(Dataset rows)

▼

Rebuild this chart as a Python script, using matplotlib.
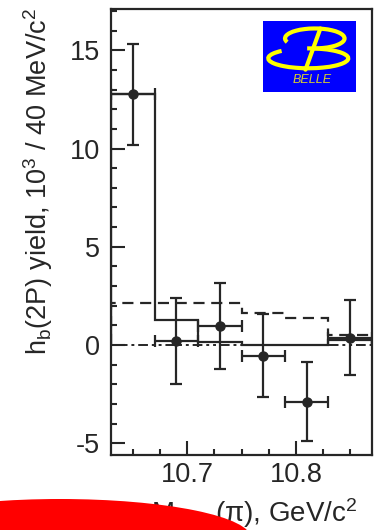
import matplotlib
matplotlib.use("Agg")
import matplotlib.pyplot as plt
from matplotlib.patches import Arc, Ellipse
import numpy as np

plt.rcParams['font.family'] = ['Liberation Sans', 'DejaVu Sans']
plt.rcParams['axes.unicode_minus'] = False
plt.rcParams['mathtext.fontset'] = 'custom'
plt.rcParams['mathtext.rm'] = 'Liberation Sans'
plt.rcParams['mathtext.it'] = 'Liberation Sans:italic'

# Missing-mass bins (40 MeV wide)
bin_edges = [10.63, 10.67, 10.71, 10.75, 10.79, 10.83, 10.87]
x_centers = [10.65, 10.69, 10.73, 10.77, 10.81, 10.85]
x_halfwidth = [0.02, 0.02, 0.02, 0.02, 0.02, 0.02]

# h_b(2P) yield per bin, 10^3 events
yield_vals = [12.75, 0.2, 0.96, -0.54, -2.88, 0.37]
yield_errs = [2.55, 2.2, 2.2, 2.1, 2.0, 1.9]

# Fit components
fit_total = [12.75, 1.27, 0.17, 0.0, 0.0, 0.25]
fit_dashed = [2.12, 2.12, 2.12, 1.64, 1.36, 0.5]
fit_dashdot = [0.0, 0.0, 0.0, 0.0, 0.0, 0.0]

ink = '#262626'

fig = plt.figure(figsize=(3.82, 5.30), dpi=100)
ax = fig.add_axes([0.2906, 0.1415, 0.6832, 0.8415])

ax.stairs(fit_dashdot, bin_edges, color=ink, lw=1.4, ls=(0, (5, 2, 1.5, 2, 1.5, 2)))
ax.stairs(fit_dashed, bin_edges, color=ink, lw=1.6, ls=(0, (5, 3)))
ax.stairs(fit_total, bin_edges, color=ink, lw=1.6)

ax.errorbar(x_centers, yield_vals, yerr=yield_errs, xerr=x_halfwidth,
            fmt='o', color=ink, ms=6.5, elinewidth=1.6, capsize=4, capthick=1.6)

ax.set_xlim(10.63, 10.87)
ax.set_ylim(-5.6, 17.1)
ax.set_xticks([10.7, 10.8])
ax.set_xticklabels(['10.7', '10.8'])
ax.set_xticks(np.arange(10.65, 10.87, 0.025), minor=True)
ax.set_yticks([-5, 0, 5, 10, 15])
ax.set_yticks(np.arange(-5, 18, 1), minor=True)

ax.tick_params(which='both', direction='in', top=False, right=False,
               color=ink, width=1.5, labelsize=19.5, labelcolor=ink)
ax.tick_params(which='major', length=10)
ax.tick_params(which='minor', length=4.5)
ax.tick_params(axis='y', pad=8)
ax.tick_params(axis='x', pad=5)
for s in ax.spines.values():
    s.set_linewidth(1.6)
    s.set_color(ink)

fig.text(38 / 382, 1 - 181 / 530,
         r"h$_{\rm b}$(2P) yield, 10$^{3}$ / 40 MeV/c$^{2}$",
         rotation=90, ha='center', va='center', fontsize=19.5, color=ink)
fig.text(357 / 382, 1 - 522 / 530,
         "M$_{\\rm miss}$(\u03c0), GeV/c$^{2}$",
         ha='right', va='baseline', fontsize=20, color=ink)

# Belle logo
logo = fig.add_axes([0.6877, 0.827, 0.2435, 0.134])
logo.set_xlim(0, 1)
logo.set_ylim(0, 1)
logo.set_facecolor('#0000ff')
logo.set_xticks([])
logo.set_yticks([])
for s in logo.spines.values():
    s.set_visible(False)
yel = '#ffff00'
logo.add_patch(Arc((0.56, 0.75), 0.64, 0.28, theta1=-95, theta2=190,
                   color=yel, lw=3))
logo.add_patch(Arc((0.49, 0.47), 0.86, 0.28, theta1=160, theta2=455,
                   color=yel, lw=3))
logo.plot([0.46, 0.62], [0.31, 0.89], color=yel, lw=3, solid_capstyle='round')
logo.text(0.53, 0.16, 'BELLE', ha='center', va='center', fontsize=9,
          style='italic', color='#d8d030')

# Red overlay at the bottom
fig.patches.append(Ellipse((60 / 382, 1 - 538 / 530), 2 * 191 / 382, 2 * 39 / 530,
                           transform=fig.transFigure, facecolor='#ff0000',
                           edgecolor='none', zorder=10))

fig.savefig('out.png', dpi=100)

▲
▼

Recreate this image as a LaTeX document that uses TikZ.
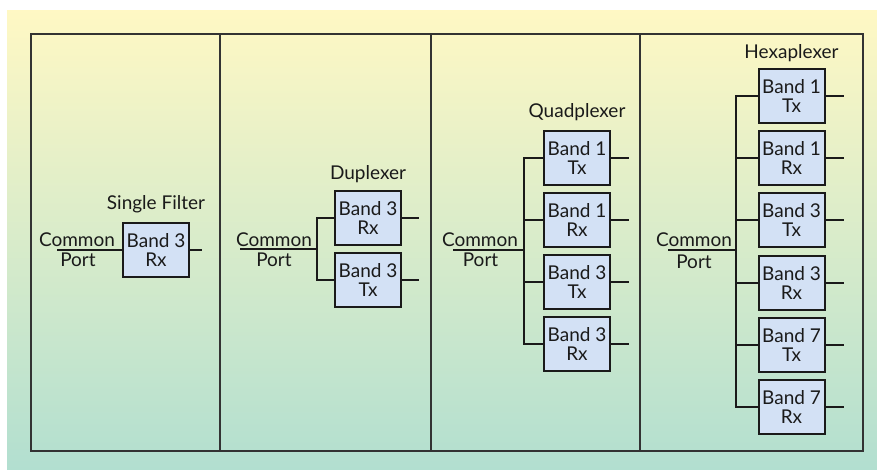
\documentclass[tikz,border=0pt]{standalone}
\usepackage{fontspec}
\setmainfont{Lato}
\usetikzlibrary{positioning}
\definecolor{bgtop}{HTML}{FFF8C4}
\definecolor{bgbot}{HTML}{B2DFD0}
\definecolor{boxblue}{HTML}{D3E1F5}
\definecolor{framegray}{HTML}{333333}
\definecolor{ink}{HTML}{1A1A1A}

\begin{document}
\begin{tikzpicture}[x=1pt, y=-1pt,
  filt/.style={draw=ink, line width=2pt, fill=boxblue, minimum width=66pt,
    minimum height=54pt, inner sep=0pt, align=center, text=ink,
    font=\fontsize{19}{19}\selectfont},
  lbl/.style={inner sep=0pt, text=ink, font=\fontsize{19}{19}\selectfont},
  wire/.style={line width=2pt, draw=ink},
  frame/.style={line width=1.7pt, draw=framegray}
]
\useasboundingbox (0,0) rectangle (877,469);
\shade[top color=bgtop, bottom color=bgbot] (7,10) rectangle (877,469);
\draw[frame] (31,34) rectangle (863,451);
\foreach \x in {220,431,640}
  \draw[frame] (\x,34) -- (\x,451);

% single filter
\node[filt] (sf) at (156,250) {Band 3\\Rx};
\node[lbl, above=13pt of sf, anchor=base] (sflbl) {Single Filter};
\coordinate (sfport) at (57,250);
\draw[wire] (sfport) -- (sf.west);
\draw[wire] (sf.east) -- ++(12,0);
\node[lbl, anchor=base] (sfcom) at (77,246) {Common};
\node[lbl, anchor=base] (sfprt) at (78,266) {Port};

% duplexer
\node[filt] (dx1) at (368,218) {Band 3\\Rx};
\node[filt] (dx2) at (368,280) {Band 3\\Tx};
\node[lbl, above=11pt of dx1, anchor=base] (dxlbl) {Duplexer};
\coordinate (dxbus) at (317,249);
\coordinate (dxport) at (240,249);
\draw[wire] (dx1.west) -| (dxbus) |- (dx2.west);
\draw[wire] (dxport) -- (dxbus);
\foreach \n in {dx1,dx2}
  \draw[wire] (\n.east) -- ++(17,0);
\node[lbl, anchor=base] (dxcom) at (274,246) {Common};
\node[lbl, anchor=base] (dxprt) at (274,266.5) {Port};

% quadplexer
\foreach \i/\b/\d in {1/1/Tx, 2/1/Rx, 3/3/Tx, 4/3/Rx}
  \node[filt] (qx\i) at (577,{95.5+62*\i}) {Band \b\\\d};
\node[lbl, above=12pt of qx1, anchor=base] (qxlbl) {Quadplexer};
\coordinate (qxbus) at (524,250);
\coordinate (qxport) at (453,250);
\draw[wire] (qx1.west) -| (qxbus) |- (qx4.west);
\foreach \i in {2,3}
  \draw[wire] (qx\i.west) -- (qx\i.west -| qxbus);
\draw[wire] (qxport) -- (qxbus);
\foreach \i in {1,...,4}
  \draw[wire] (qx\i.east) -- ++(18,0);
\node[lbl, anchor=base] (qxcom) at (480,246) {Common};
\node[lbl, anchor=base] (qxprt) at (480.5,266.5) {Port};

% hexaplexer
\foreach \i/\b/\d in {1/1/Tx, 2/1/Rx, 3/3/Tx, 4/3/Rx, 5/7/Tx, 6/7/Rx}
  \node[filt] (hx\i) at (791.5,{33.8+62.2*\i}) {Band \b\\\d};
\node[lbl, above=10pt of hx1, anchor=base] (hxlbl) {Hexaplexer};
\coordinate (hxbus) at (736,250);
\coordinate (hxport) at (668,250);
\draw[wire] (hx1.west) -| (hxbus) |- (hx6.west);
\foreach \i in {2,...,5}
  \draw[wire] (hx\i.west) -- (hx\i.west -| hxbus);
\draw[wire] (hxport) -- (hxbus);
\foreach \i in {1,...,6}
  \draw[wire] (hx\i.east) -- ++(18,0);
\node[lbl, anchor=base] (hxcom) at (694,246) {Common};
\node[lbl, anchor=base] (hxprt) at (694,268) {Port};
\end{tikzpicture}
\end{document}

▲

**Requirement**
Pictures excluded, retype exactly the lines running from the one with "Rebuild this chart" through the one with "import numpy as np". Include both end lines and nothing more.

**Final result**
Rebuild this chart as a Python script, using matplotlib.
import matplotlib
matplotlib.use("Agg")
import matplotlib.pyplot as plt
from matplotlib.patches import Arc, Ellipse
import numpy as np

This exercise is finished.